On Thursday April 25, the Robbins Library welcomes Aidan Kestigian to speak on “Gerrymandering and Redistricting in Massachusetts.” Kestigian is the Program Manager for the Metric Geometry & Gerrymandering Group (MGGG) and the Science, Technology, and Society Program at Tufts University.
Kestigian’s presentation is part of the library’s ongoing Democracy after Dark program series. The Democracy after Dark series was created in 2017 as a way to foster learning and community discussion of issues supporting strong democracy and offers presentations and discussion on a wide variety of topics.

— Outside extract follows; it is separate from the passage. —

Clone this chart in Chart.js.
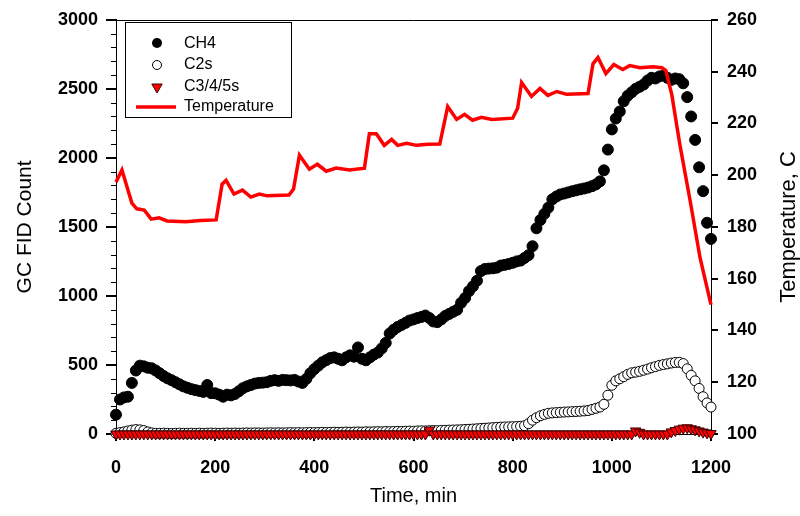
<!DOCTYPE html>
<html>
<head>
<meta charset="utf-8">
<script src="https://cdn.jsdelivr.net/npm/chart.js@4.4.0/dist/chart.umd.min.js"></script>
<style>
  html, body { margin: 0; padding: 0; background: #fff; }
  #wrap { width: 800px; height: 516px; }
</style>
</head>
<body>
<div id="wrap"><canvas id="chart" width="800" height="516"></canvas></div>
<script>
// sample times (min) shared by the three GC series
const minutes = [
  0, 8, 16, 24, 32, 40, 48, 56, 64, 72,
  80, 88, 96, 104, 112, 120, 128, 136, 144, 152,
  160, 168, 176, 184, 192, 200, 208, 216, 224, 232,
  240, 248, 256, 264, 272, 280, 288, 296, 304, 312,
  320, 328, 336, 344, 352, 360, 368, 376, 384, 392,
  400, 408, 416, 424, 432, 440, 448, 456, 464, 472,
  480, 488, 496, 504, 512, 520, 528, 536, 544, 552,
  560, 568, 576, 584, 592, 600, 608, 616, 624, 632,
  640, 648, 656, 664, 672, 680, 688, 696, 704, 712,
  720, 728, 736, 744, 752, 760, 768, 776, 784, 792,
  800, 808, 816, 824, 832, 840, 848, 856, 864, 872,
  880, 888, 896, 904, 912, 920, 928, 936, 944, 952,
  960, 968, 976, 984, 992, 1000, 1008, 1016, 1024, 1032,
  1040, 1048, 1056, 1064, 1072, 1080, 1088, 1096, 1104, 1112,
  1120, 1128, 1136, 1144, 1152, 1160, 1168, 1176, 1184, 1192,
  1200
];

const ch4 = [
  140, 250, 265, 270, 370, 460, 495, 490, 480, 476,
  460, 440, 420, 403, 390, 375, 360, 345, 335, 325,
  318, 312, 305, 355, 296, 295, 285, 270, 285, 280,
  290, 310, 332, 345, 355, 365, 370, 372, 375, 385,
  390, 385, 392, 390, 388, 392, 380, 370, 400, 440,
  470, 495, 519, 535, 550, 555, 545, 534, 555, 570,
  560, 627, 545, 534, 555, 575, 590, 620, 660, 728,
  755, 775, 790, 805, 822, 830, 840, 848, 858, 840,
  815, 810, 830, 855, 870, 885, 900, 950, 985, 1035,
  1070, 1110, 1180, 1195, 1198, 1200, 1205, 1220, 1225, 1232,
  1240, 1250, 1256, 1275, 1295, 1360, 1490, 1550, 1595, 1640,
  1700, 1720, 1735, 1742, 1750, 1758, 1765, 1772, 1778, 1785,
  1795, 1808, 1830, 1910, 2060, 2206, 2285, 2336, 2410, 2450,
  2475, 2500, 2515, 2531, 2560, 2580, 2575, 2590, 2596, 2580,
  2565, 2575, 2570, 2540, 2440, 2300, 2130, 1932, 1759, 1530,
  1413
];

const c2s = [
  5, 10, 15, 22, 28, 32, 30, 25, 15, 8,
  5, 5, 6, 5, 4, 5, 6, 5, 5, 6,
  5, 6, 5, 6, 7, 6, 5, 6, 7, 6,
  7, 6, 7, 8, 7, 8, 8, 7, 8, 9,
  8, 9, 8, 9, 10, 9, 10, 9, 10, 11,
  10, 11, 12, 11, 12, 13, 12, 13, 14, 13,
  14, 15, 14, 16, 15, 16, 17, 16, 18, 17,
  18, 19, 18, 20, 21, 20, 22, 23, 22, 24,
  25, 24, 26, 27, 28, 29, 30, 31, 33, 34,
  36, 38, 40, 42, 44, 46, 48, 50, 51, 52,
  53, 54, 56, 60, 75, 100, 118, 132, 142, 150,
  153, 155, 157, 159, 160, 162, 163, 165, 167, 170,
  178, 186, 195, 215, 281, 353, 385, 400, 415, 432,
  443, 448, 454, 462, 470, 480, 488, 497, 503, 508,
  514, 518, 519, 510, 472, 425, 385, 330, 270, 225,
  195
];

const c345 = [
  0, 0, 0, 0, 0, 0, 0, 0, 0, 0,
  0, 0, 0, 0, 0, 0, 0, 0, 0, 0,
  0, 0, 0, 0, 0, 0, 0, 0, 0, 0,
  0, 0, 0, 0, 0, 0, 0, 0, 0, 0,
  0, 0, 0, 0, 0, 0, 0, 0, 0, 0,
  0, 0, 0, 0, 0, 0, 0, 0, 0, 0,
  0, 0, 0, 0, 0, 0, 0, 0, 0, 0,
  0, 0, 0, 0, 0, 0, 0, 0, 0, 28,
  0, 0, 0, 0, 0, 0, 0, 0, 0, 0,
  0, 0, 0, 0, 0, 0, 0, 0, 0, 0,
  0, 0, 0, 0, 0, 0, 0, 0, 0, 0,
  0, 0, 0, 0, 0, 0, 0, 0, 0, 0,
  0, 0, 0, 0, 0, 0, 0, 0, 0, 0,
  0, 22, 12, 0, 0, 0, 0, 0, 0, 0,
  15, 25, 35, 42, 45, 38, 30, 22, 14, 8,
  3
];

// temperature trace (right axis)
const tempMinutes = [0, 12, 32, 42, 57, 71, 87, 103, 141, 170, 202, 214, 222, 238, 255, 272, 289, 305, 349, 358,
  370, 390, 406, 424, 444, 471, 501, 511, 525, 541, 556, 568, 586, 606, 628, 653, 669, 687, 703, 719,
  737, 758, 800, 810, 818, 838, 855, 871, 889, 909, 952, 962, 972, 988, 1004, 1022, 1036, 1057, 1083, 1101,
  1109, 1121, 1137, 1158, 1178, 1200];
const temperature = [197.3, 202, 189.2, 187, 186.5, 183, 183.5, 182.3, 182, 182.5, 182.7, 196.5, 198, 192.7, 194.2, 191.5, 192.7, 192, 192.3, 194.6,
  207.7, 202.3, 204.2, 201.5, 202.7, 202, 202.7, 216, 216, 211.5, 213.8, 211.5, 212.3, 211.5, 211.9, 212, 226.5, 221.5, 223.5, 221.2,
  222.3, 221.5, 222, 225.8, 235.8, 230.4, 233.5, 230.8, 232.3, 231.2, 231.5, 243, 245.4, 239.2, 242.7, 240.8, 242.3, 241.5, 241.9, 241.5,
  240.4, 231, 212, 190, 168, 150];

function pairs(xs, ys) {
  return xs.map((x, i) => ({ x: x, y: ys[i] }));
}

const FONT = "'Liberation Sans', Arial, sans-serif";
const tickFont = { family: FONT, size: 18, weight: 'bold' };
const plain = (v) => String(v);

// frame, minor ticks, axis titles and the boxed legend
const decorations = {
  id: 'decorations',
  afterDraw(chart) {
    const ctx = chart.ctx;
    const area = chart.chartArea;
    const y = chart.scales.y;
    ctx.save();
    ctx.strokeStyle = '#000';
    ctx.lineWidth = 1;
    ctx.beginPath();
    ctx.moveTo(area.left, Math.round(area.top) + 0.5);
    ctx.lineTo(area.right, Math.round(area.top) + 0.5);
    ctx.stroke();

    ctx.beginPath();
    for (let v = y.min; v <= y.max; v += 100) {
      if (v % 500 === 0) continue;
      const py = Math.round(y.getPixelForValue(v)) + 0.5;
      ctx.moveTo(area.left - 5, py);
      ctx.lineTo(area.left, py);
    }
    ctx.stroke();

    // axis titles
    ctx.fillStyle = '#000';
    ctx.textAlign = 'center';
    ctx.textBaseline = 'alphabetic';
    const midY = (area.top + area.bottom) / 2;
    ctx.font = '21px ' + FONT;
    ctx.save();
    ctx.translate(31, midY);
    ctx.rotate(-Math.PI / 2);
    ctx.fillText('GC FID Count', 0, 0);
    ctx.restore();
    ctx.font = '22px ' + FONT;
    ctx.save();
    ctx.translate(795, midY);
    ctx.rotate(-Math.PI / 2);
    ctx.fillText('Temperature, C', 0, 0);
    ctx.restore();
    ctx.font = '20px ' + FONT;
    ctx.fillText('Time, min', (area.left + area.right) / 2, 502);

    // legend
    ctx.lineWidth = 1;
    ctx.strokeRect(125.5, 22.5, 166, 95);
    ctx.font = '16px ' + FONT;
    ctx.textAlign = 'left';
    ctx.textBaseline = 'middle';
    const mx = 157, tx = 184;
    ctx.fillText('CH4', tx, 44);
    ctx.fillText('C2s', tx, 65);
    ctx.fillText('C3/4/5s', tx, 87);
    ctx.fillText('Temperature', tx, 107);

    ctx.beginPath();
    ctx.arc(mx, 43, 5, 0, Math.PI * 2);
    ctx.fillStyle = '#000';
    ctx.fill();

    ctx.beginPath();
    ctx.arc(mx, 65, 4.5, 0, Math.PI * 2);
    ctx.fillStyle = '#fff';
    ctx.fill();
    ctx.stroke();

    ctx.beginPath();
    ctx.moveTo(mx - 5.2, 84);
    ctx.lineTo(mx + 5.2, 84);
    ctx.lineTo(mx, 93);
    ctx.closePath();
    ctx.fillStyle = '#ff0000';
    ctx.fill();
    ctx.strokeStyle = '#3a0000';
    ctx.stroke();

    ctx.beginPath();
    ctx.moveTo(136, 107);
    ctx.lineTo(176, 107);
    ctx.strokeStyle = '#ff0000';
    ctx.lineWidth = 3.5;
    ctx.stroke();
    ctx.restore();
  }
};

const ctx = document.getElementById('chart').getContext('2d');

new Chart(ctx, {
  type: 'line',
  data: {
    datasets: [{
        label: 'Temperature',
        data: pairs(tempMinutes, temperature),
        yAxisID: 'y1',
        borderColor: '#ff0000',
        borderWidth: 3.5,
        pointRadius: 0,
        fill: false,
        tension: 0,
        order: 0,
        clip: false
      },
      {
        label: 'C3/4/5s',
        data: pairs(minutes, c345),
        yAxisID: 'y',
        showLine: false,
        pointStyle: 'triangle',
        pointRotation: 180,
        pointRadius: 6,
        pointBackgroundColor: '#ff0000',
        pointBorderColor: '#3a0000',
        pointBorderWidth: 1,
        order: 1,
        clip: false
      },
      {
        label: 'C2s',
        data: pairs(minutes, c2s),
        yAxisID: 'y',
        showLine: false,
        pointStyle: 'circle',
        pointRadius: 5,
        pointBackgroundColor: '#fff',
        pointBorderColor: '#000',
        pointBorderWidth: 1,
        order: 2,
        clip: false
      },
      {
        label: 'CH4',
        data: pairs(minutes, ch4),
        yAxisID: 'y',
        showLine: false,
        pointStyle: 'circle',
        pointRadius: 5.5,
        pointBackgroundColor: '#000',
        pointBorderColor: '#000',
        pointBorderWidth: 1,
        order: 3,
        clip: false
      }
    ]
  },
  options: {
    responsive: false,
    animation: false,
    events: [],
    layout: {
      padding: { top: 18, left: 0, right: 0, bottom: 0 }
    },
    plugins: {
      legend: { display: false },
      tooltip: { enabled: false }
    },
    scales: {
      x: {
        type: 'linear',
        min: 0,
        max: 1200,
        afterFit: (scale) => { scale.height = 82; },
        grid: {
          drawOnChartArea: false,
          drawTicks: true,
          tickLength: 7,
          lineWidth: 2,
          color: '#000'
        },
        border: { display: true, color: '#000', width: 1 },
        ticks: {
          stepSize: 200,
          padding: 16,
          color: '#000',
          font: tickFont,
          maxRotation: 0,
          callback: plain
        }
      },
      y: {
        position: 'left',
        min: 0,
        max: 3000,
        afterFit: (scale) => { scale.width = 116; },
        grid: {
          drawOnChartArea: false,
          drawTicks: true,
          tickLength: 10,
          lineWidth: 2,
          color: '#000'
        },
        border: { display: true, color: '#000', width: 1 },
        ticks: {
          stepSize: 500,
          padding: 8,
          color: '#000',
          font: tickFont,
          callback: plain
        }
      },
      y1: {
        position: 'right',
        min: 100,
        max: 260,
        afterFit: (scale) => { scale.width = 89; },
        grid: {
          drawOnChartArea: false,
          drawTicks: true,
          tickLength: 7,
          lineWidth: 2,
          color: '#000'
        },
        border: { display: true, color: '#000', width: 1 },
        ticks: {
          stepSize: 20,
          padding: 9,
          color: '#000',
          font: tickFont,
          callback: plain
        }
      }
    }
  },
  plugins: [decorations]
});
</script>
</body>
</html>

The Metric Geometry & Gerrymandering Group (MGGG) uses applications of geometry and computing to study U.S. redistricting. The group’s core belief is that that gerrymandering of all kinds is a fundamental threat to our democracy.
Gerrymandering has been a hot topic recently with two cases before the Supreme Court focusing on extreme partisan gerrymandering in Maryland and North Carolina. In keeping with their goal of to use research in and relevant applications of geometry, topology, and computing to examine redistricting the MGGG organized a collaborative effort of mathematical and legal experts to file an amicus or “friend of the court” brief for the two gerrymandering cases presented to the court on March 26, 2019.
In her presentation at the library, Kestigian will discuss the work of the MGGG, the recent Supreme Court cases, and the process through which the State of Massachusetts redraws its congressional districts.